**WHAT THE TASK ASKS**
Pictures excluded, return the lines below from the first through the line holding "rotate=-90] (tregRtxt) at".

--- Start GIVEN INFORMATION ---

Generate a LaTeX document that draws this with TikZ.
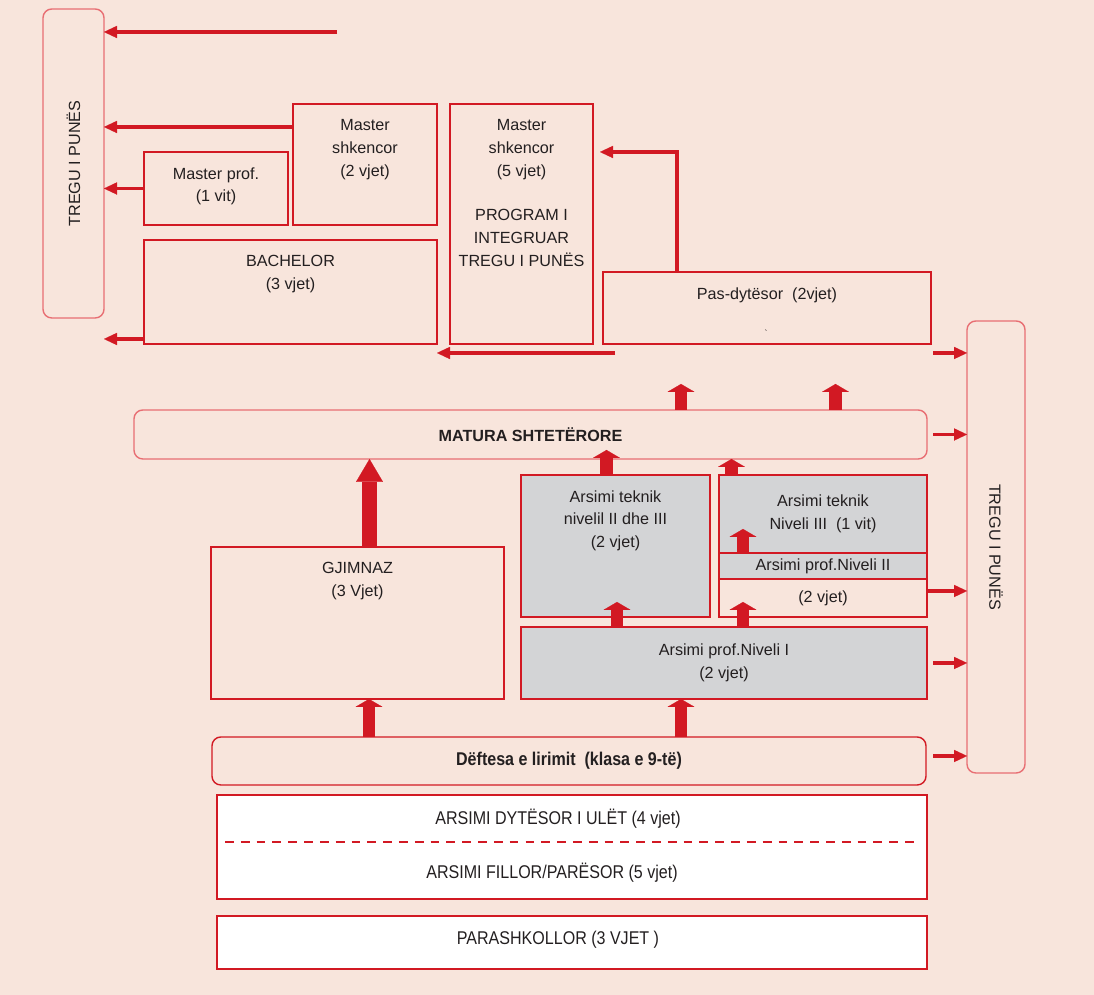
\documentclass[tikz,border=0pt]{standalone}
\usepackage{fontspec}
\setmainfont{Liberation Sans}
\newfontfamily\narrowfont[FakeStretch=0.87]{Liberation Sans}
\definecolor{mkbg}{RGB}{248,229,220}
\definecolor{mkred}{RGB}{210,25,35}
\definecolor{mkpink}{RGB}{232,110,115}
\definecolor{mkgray}{RGB}{211,212,214}
\definecolor{mktext}{RGB}{35,31,32}
\usetikzlibrary{arrows.meta,positioning,calc}

\begin{document}
\begin{tikzpicture}[
  redbox/.style={draw=mkred, line width=1.1pt, inner sep=0pt, outer sep=0pt},
  graybox/.style={redbox, fill=mkgray},
  roundbox/.style={draw=mkpink, line width=0.8pt, rounded corners=5pt, inner sep=0pt, outer sep=0pt},
  boxtxt/.style={font=\fontsize{9.2}{13}\selectfont, align=center, inner sep=0pt, text=mktext},
  narrowtxt/.style={font=\narrowfont\fontsize{10.5}{13}\selectfont, inner sep=0pt, text=mktext},
  thinarr/.style={-{Triangle[length=7.4pt,width=7pt,line width=0.1pt]}, line width=1.9pt, mkred},
  blockarr/.style={-{Triangle[length=4.5pt,width=15.3pt,line width=0.1pt]}, line width=7.2pt, mkred},
  bigarr/.style={-{Triangle[length=13pt,width=15.3pt,line width=0.1pt]}, line width=8pt, mkred}
]
  \useasboundingbox[fill=mkbg] (0,0) rectangle (21.88,19.90);

  % Labour market, left and right
  \node[roundbox, minimum width=1.22cm, minimum height=6.18cm] (tregL) at (1.47,16.63) {};
  \node[boxtxt, rotate=90] (tregLtxt) at (tregL) {TREGU I PUNËS};
  \node[roundbox, minimum width=1.16cm, minimum height=9.04cm] (tregR) at (19.92,8.96) {};
  \node[boxtxt, rotate=-90] (tregRtxt) at (tregR) {TREGU I PUNËS};

  % Higher education
  \node[redbox, minimum width=2.88cm, minimum height=1.46cm] (mp) at (4.32,16.13) {};
  \node[boxtxt, below=0.3cm of mp.north] (mptxt) {Master prof.\\(1 vit)};
  \node[redbox, minimum width=2.88cm, minimum height=2.42cm] (ms2) at (7.30,16.61) {};
  \node[boxtxt, below=0.3cm of ms2.north] (ms2txt) {Master\\shkencor\\(2 vjet)};
  \node[redbox, minimum width=5.86cm, minimum height=2.08cm] (ba) at (5.81,14.06) {};
  \node[boxtxt, below=0.3cm of ba.north] (batxt) {BACHELOR\\(3 vjet)};
  \node[redbox, minimum width=2.86cm, minimum height=4.80cm] (int) at (10.43,15.42) {};
  \node[boxtxt, below=0.3cm of int.north] (inttxt) {Master\\shkencor\\(5 vjet)\\[12.5pt]PROGRAM I\\INTEGRUAR\\TREGU I PUNËS};
  \node[redbox, minimum width=6.56cm, minimum height=1.44cm] (pas) at (15.34,13.74) {};
  \node[boxtxt, below=0.3cm of pas.north] (pastxt) {Pas-dytësor\ \ (2vjet)};
  \node[boxtxt, font=\tiny] (pasmark) at (15.32,13.24) {\textasciigrave};

  % Matura
  \node[roundbox, boxtxt, font=\bfseries\fontsize{9.2}{13}\selectfont, minimum width=15.86cm, minimum height=0.98cm] (mat) at (10.61,11.21) {MATURA SHTETËRORE};

  % Upper secondary
  \node[redbox, minimum width=5.86cm, minimum height=3.04cm] (gj) at (7.15,7.44) {};
  \node[boxtxt, below=0.3cm of gj.north] (gjtxt) {GJIMNAZ\\(3 Vjet)};
  \node[graybox, minimum width=3.78cm, minimum height=2.84cm] (tek) at (12.31,8.98) {};
  \node[boxtxt, below=0.3cm of tek.north] (tektxt) {Arsimi teknik\\nivelil II dhe III\\(2 vjet)};
  \node[graybox, boxtxt, minimum width=4.16cm, minimum height=1.56cm] (stkA) at (16.46,9.62) {Arsimi teknik\\Niveli III\ \ (1 vit)};
  \node[graybox, boxtxt, minimum width=4.16cm, minimum height=0.52cm] (stkB) at (16.46,8.58) {Arsimi prof.Niveli II};
  \node[redbox, boxtxt, minimum width=4.16cm, minimum height=0.76cm] (stkC) at (16.46,7.94) {(2 vjet)};
  \node[graybox, boxtxt, minimum width=8.12cm, minimum height=1.44cm] (prof1) at (14.48,6.64) {Arsimi prof.Niveli I\\(2 vjet)};

  % Compulsory and pre-school
  \node[roundbox, narrowtxt, draw=mkred, font=\narrowfont\bfseries\fontsize{10.5}{13}\selectfont, minimum width=14.28cm, minimum height=0.96cm] (def) at (11.38,4.68) {Dëftesa e lirimit\ \ (klasa e 9-të)};
  \node[redbox, fill=white, minimum width=14.20cm, minimum height=2.08cm] (wh1) at (11.44,2.96) {};
  \node[narrowtxt] (dyt) at (11.16,3.52) {ARSIMI DYTËSOR I ULËT (4 vjet)};
  \node[narrowtxt] (fil) at (11.04,2.44) {ARSIMI FILLOR/PARËSOR (5 vjet)};
  \draw[mkred, line width=1.4pt, dash pattern=on 5pt off 4pt] ([xshift=0.16cm,yshift=0.1cm]wh1.west) -- ([xshift=-0.2cm,yshift=0.1cm]wh1.east);
  \node[redbox, fill=white, minimum width=14.20cm, minimum height=1.06cm] (wh2) at (11.44,1.05) {};
  \node[narrowtxt] (par) at (11.16,1.10) {PARASHKOLLOR (3 VJET )};

  % Thin arrows to the labour market
  \coordinate (topA) at (6.74,19.26);
  \coordinate (msA) at ([yshift=-0.46cm]ms2.north west);
  \coordinate (baA) at ([yshift=0.1cm]ba.south west);
  \coordinate (intA) at (12.30,12.84);
  \coordinate (pasB) at (18.66,12.84);
  \draw[thinarr] (topA) -- (topA -| tregL.east);
  \draw[thinarr] (msA) -- (msA -| tregL.east);
  \draw[thinarr] (mp.west) -- (mp.west -| tregL.east);
  \draw[thinarr] (baA) -- (baA -| tregL.east);
  \draw[thinarr] (intA) -- (intA -| ba.east);
  \draw[thinarr] ([xshift=-1.8cm]pas.north) |- ([xshift=0.14cm,yshift=1.44cm]int.east);
  \draw[thinarr] (pasB) -- (pasB -| tregR.west);
  \draw[thinarr] ([xshift=0.12cm]mat.east) -- (mat.east -| tregR.west);
  \draw[thinarr] ([yshift=0.14cm]stkC.east) -- ([yshift=0.14cm]stkC.east -| tregR.west);
  \draw[thinarr] ([xshift=0.12cm]prof1.east) -- (prof1.east -| tregR.west);
  \draw[thinarr] ([xshift=0.14cm,yshift=0.1cm]def.east) -- ([yshift=0.1cm]def.east -| tregR.west);

  % Block arrows
  \draw[blockarr] ([xshift=3.01cm]mat.north) -- ++(0,0.52);
  \draw[blockarr] ([xshift=6.10cm]mat.north) -- ++(0,0.52);
  \draw[bigarr] ([xshift=0.24cm]gj.north) -- ([xshift=0.24cm]gj.north |- mat.south);
  \draw[blockarr] ([xshift=-0.18cm]tek.north) -- ++(0,0.5);
  \draw[blockarr] ([xshift=-1.83cm]stkA.north) -- ([xshift=-1.83cm]stkA.north |- mat.south);
  \draw[blockarr] ([xshift=-1.60cm]stkA.south) -- ++(0,0.48);
  \draw[blockarr] ([xshift=-2.14cm]prof1.north) -- ++(0,0.5);
  \draw[blockarr] ([xshift=0.38cm]prof1.north) -- ++(0,0.5);
  \draw[blockarr] ([xshift=-4.00cm]def.north) -- ([xshift=-4.00cm]def.north |- gj.south);
  \draw[blockarr] ([xshift=2.24cm]def.north) -- ([xshift=2.24cm]def.north |- prof1.south);
\end{tikzpicture}
\end{document}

--- End GIVEN INFORMATION ---

**REPLY**
Generate a LaTeX document that draws this with TikZ.
\documentclass[tikz,border=0pt]{standalone}
\usepackage{fontspec}
\setmainfont{Liberation Sans}
\newfontfamily\narrowfont[FakeStretch=0.87]{Liberation Sans}
\definecolor{mkbg}{RGB}{248,229,220}
\definecolor{mkred}{RGB}{210,25,35}
\definecolor{mkpink}{RGB}{232,110,115}
\definecolor{mkgray}{RGB}{211,212,214}
\definecolor{mktext}{RGB}{35,31,32}
\usetikzlibrary{arrows.meta,positioning,calc}

\begin{document}
\begin{tikzpicture}[
  redbox/.style={draw=mkred, line width=1.1pt, inner sep=0pt, outer sep=0pt},
  graybox/.style={redbox, fill=mkgray},
  roundbox/.style={draw=mkpink, line width=0.8pt, rounded corners=5pt, inner sep=0pt, outer sep=0pt},
  boxtxt/.style={font=\fontsize{9.2}{13}\selectfont, align=center, inner sep=0pt, text=mktext},
  narrowtxt/.style={font=\narrowfont\fontsize{10.5}{13}\selectfont, inner sep=0pt, text=mktext},
  thinarr/.style={-{Triangle[length=7.4pt,width=7pt,line width=0.1pt]}, line width=1.9pt, mkred},
  blockarr/.style={-{Triangle[length=4.5pt,width=15.3pt,line width=0.1pt]}, line width=7.2pt, mkred},
  bigarr/.style={-{Triangle[length=13pt,width=15.3pt,line width=0.1pt]}, line width=8pt, mkred}
]
  \useasboundingbox[fill=mkbg] (0,0) rectangle (21.88,19.90);

  % Labour market, left and right
  \node[roundbox, minimum width=1.22cm, minimum height=6.18cm] (tregL) at (1.47,16.63) {};
  \node[boxtxt, rotate=90] (tregLtxt) at (tregL) {TREGU I PUNËS};
  \node[roundbox, minimum width=1.16cm, minimum height=9.04cm] (tregR) at (19.92,8.96) {};
  \node[boxtxt, rotate=-90] (tregRtxt) at (tregR) {TREGU I PUNËS};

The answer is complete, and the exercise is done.